## Given instruction
Transcribe the whole listing without a single picture.
═════ Data ═════
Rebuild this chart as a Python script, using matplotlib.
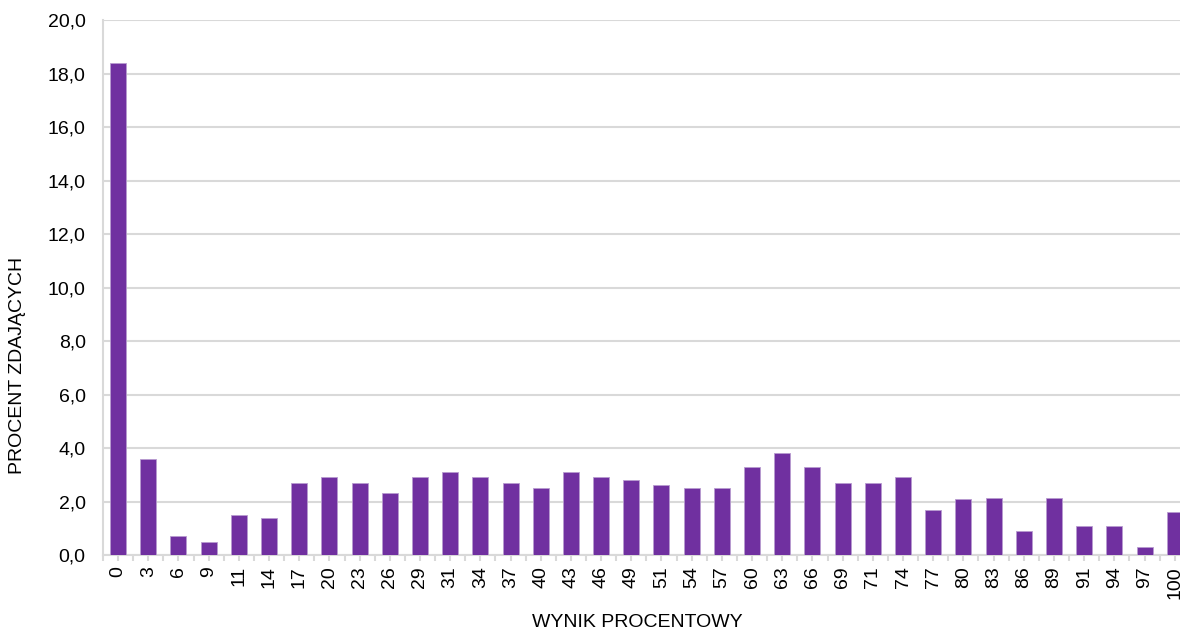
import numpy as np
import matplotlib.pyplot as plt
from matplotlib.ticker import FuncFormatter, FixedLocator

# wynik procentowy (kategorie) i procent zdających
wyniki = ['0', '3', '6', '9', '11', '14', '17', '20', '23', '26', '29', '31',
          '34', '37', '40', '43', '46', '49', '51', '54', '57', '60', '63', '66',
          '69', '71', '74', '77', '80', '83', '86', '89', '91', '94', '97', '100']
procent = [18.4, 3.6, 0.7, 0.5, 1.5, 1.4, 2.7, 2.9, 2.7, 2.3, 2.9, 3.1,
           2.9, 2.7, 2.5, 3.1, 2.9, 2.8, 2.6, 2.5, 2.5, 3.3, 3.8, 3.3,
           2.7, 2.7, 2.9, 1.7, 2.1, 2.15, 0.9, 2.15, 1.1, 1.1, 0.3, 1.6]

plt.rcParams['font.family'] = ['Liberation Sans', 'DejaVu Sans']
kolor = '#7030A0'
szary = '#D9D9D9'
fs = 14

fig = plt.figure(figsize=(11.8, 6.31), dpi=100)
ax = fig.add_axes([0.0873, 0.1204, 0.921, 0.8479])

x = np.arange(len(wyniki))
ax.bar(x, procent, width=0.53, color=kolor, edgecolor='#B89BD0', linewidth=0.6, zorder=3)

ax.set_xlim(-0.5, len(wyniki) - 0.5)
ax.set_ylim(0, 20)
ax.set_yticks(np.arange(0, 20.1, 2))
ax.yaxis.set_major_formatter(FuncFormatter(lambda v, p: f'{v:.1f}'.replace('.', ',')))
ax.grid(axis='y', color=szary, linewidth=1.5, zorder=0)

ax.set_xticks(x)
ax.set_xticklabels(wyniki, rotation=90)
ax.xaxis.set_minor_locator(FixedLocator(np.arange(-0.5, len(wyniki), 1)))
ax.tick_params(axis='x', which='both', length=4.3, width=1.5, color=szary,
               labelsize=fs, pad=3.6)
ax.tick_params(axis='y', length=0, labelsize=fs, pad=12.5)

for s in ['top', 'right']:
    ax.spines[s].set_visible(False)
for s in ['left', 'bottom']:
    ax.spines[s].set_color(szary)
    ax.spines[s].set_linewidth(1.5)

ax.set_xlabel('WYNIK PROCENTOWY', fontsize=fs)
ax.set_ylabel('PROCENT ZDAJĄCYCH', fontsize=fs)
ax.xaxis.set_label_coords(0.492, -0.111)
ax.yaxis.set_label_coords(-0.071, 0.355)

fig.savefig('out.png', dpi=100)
═════
## Task answer
Rebuild this chart as a Python script, using matplotlib.
import numpy as np
import matplotlib.pyplot as plt
from matplotlib.ticker import FuncFormatter, FixedLocator

# wynik procentowy (kategorie) i procent zdających
wyniki = ['0', '3', '6', '9', '11', '14', '17', '20', '23', '26', '29', '31',
          '34', '37', '40', '43', '46', '49', '51', '54', '57', '60', '63', '66',
          '69', '71', '74', '77', '80', '83', '86', '89', '91', '94', '97', '100']
procent = [18.4, 3.6, 0.7, 0.5, 1.5, 1.4, 2.7, 2.9, 2.7, 2.3, 2.9, 3.1,
           2.9, 2.7, 2.5, 3.1, 2.9, 2.8, 2.6, 2.5, 2.5, 3.3, 3.8, 3.3,
           2.7, 2.7, 2.9, 1.7, 2.1, 2.15, 0.9, 2.15, 1.1, 1.1, 0.3, 1.6]

plt.rcParams['font.family'] = ['Liberation Sans', 'DejaVu Sans']
kolor = '#7030A0'
szary = '#D9D9D9'
fs = 14

fig = plt.figure(figsize=(11.8, 6.31), dpi=100)
ax = fig.add_axes([0.0873, 0.1204, 0.921, 0.8479])

x = np.arange(len(wyniki))
ax.bar(x, procent, width=0.53, color=kolor, edgecolor='#B89BD0', linewidth=0.6, zorder=3)

ax.set_xlim(-0.5, len(wyniki) - 0.5)
ax.set_ylim(0, 20)
ax.set_yticks(np.arange(0, 20.1, 2))
ax.yaxis.set_major_formatter(FuncFormatter(lambda v, p: f'{v:.1f}'.replace('.', ',')))
ax.grid(axis='y', color=szary, linewidth=1.5, zorder=0)

ax.set_xticks(x)
ax.set_xticklabels(wyniki, rotation=90)
ax.xaxis.set_minor_locator(FixedLocator(np.arange(-0.5, len(wyniki), 1)))
ax.tick_params(axis='x', which='both', length=4.3, width=1.5, color=szary,
               labelsize=fs, pad=3.6)
ax.tick_params(axis='y', length=0, labelsize=fs, pad=12.5)

for s in ['top', 'right']:
    ax.spines[s].set_visible(False)
for s in ['left', 'bottom']:
    ax.spines[s].set_color(szary)
    ax.spines[s].set_linewidth(1.5)

ax.set_xlabel('WYNIK PROCENTOWY', fontsize=fs)
ax.set_ylabel('PROCENT ZDAJĄCYCH', fontsize=fs)
ax.xaxis.set_label_coords(0.492, -0.111)
ax.yaxis.set_label_coords(-0.071, 0.355)

fig.savefig('out.png', dpi=100)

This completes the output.